Since the subject of touring came up, here comes Chad Kroeger of Nickelback, whom you know as the band doing their level-headed best to reinvent the concept of "cookie-cutter" acts. Don't look at me that way. I like some of their songs, but overall, if you have one single by Nickelback on your mp3, you pretty much have the entire band's catalogue. Kroeger bemoaned the "lack of decent rock bands" in a recent interview, adding "Set down the 'Guitar Hero' learn how to play an actual guitar and start a band, because it's hard to find more bands to put a solid rock-and-roll package together." Um...yeah...sounds like someone's pissed cause more people aren't playing their songs on the game. Look, Chad, I can't help it I would much rather prefer to jam on Anarchy in the UK when I play Guitar Hero, but that's no reason to start shilling for a credit card company. Besides, lighten up...the way the music industry has apparently went, you'll be in the Rock and Roll Hall of Fame before KISS, and again I say, what a travesty. Now shut up and go change the name of all your songs for a new album...
Meanwhile, in Switzerland, controversy is flaring, albeit in small doses, over new requirements for those being drafted by the Swiss army. Drinkers, pot smokers, and those used to rollin' on some phat X while waving glow sticks around like some real stupid motherfucker? Yeah, you're good, although no mention was made as to whether or not new conscripts had to bring enough for everybody. Who isn't the Swiss army looking for? Skinny motherfuckers and vegans. Yep, you read that right. Under the new rules, those who eat no animal products or weigh less than 8 stone (however much the fuck that is) are apparently not fit for service. Swiss politician Josef Lang weighted in by cracking that "half the male population will now become vegans.” Hey, why not? Hell of a lot easier than hightailing it to Canada. Also, what the fuck does the Swiss army even do, guard the pocket knifes, chocolates, and clocks? No, seriously...what do they do?...
And of course, what good would I be if I didn't chime in on the unfortunate Sarah Palin-Slaughterhouse interview debacle from the other day? As everyone on the fucking planet is aware of by now, utterly clueless Alaska Governor Sarah Palin took time from her busy schedule of planning Bristol's shotgun wedding and reading every publication printed in the known universe to "pardon" a turkey in her hometown of Wasilla. Funny, for someone who probably still doesn't know what the hell the Vice-President's job description is, she has the whole "pardon the turkey for Thanksgiving" thing down, just like she's practicing to be President herself one day, right? Wrong. After pardoning the gobbler, she proceeded to give an interview, because if there is anything Palin loves more than animals (she even called herself a "friend of all creatures," but did not elaborate if that included those you could shoot from a helicopter), it is the sound of her own voice.

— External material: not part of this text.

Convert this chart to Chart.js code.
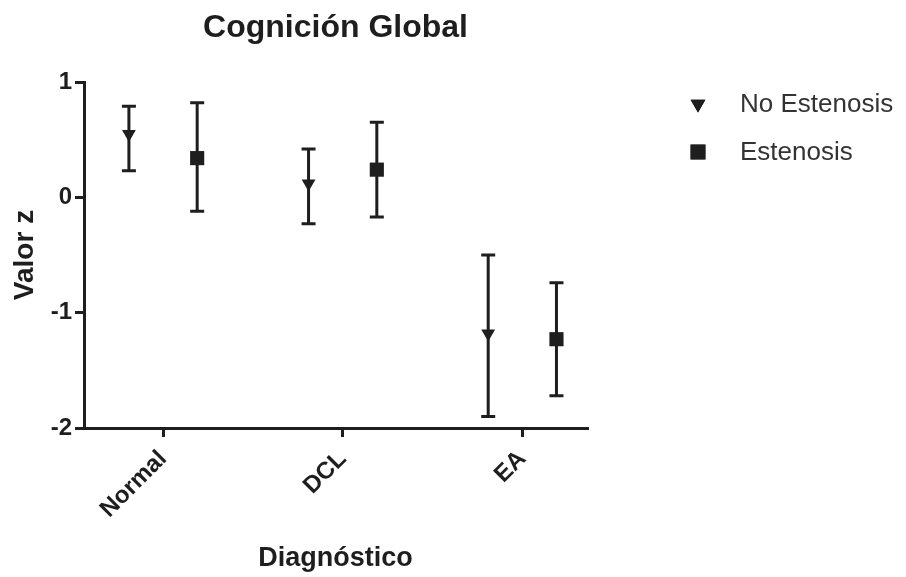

Ask her, and she'll even be the first to tell you, if she understands the question, that is. Damn media and such.
Only problem? The only people in Alaska that may be even less competent than Sarah Palin would appear to be her handlers. As Palin was gumbumping for the cameras, the scene right behind her was even more grisly, and that is a feat in its own. After pardoning the turkey, she went right on grinning as the also-rans were fed to the machine, bwah ha ha! Palin has since reverted to her second favorite activity, feigning ignorance, saying that she had no idea that was going on behind her, even though the much played video shows her at one point looking over at the guy taking care of future dinners across the state. Of course, that leaves the debate wide open as to whether or not she's feigning the ignorance, but I'll have to leave that for later.
While I'm not exactly counting anybody out of contention in 2012, I will say Sarah Palin is already on my short list for NOT having a shot at the White House in '12, but to be fair, she is also on my short list as having a really good shot at winning the Presidency in the crucial election the day after hell freezes right the fuck over.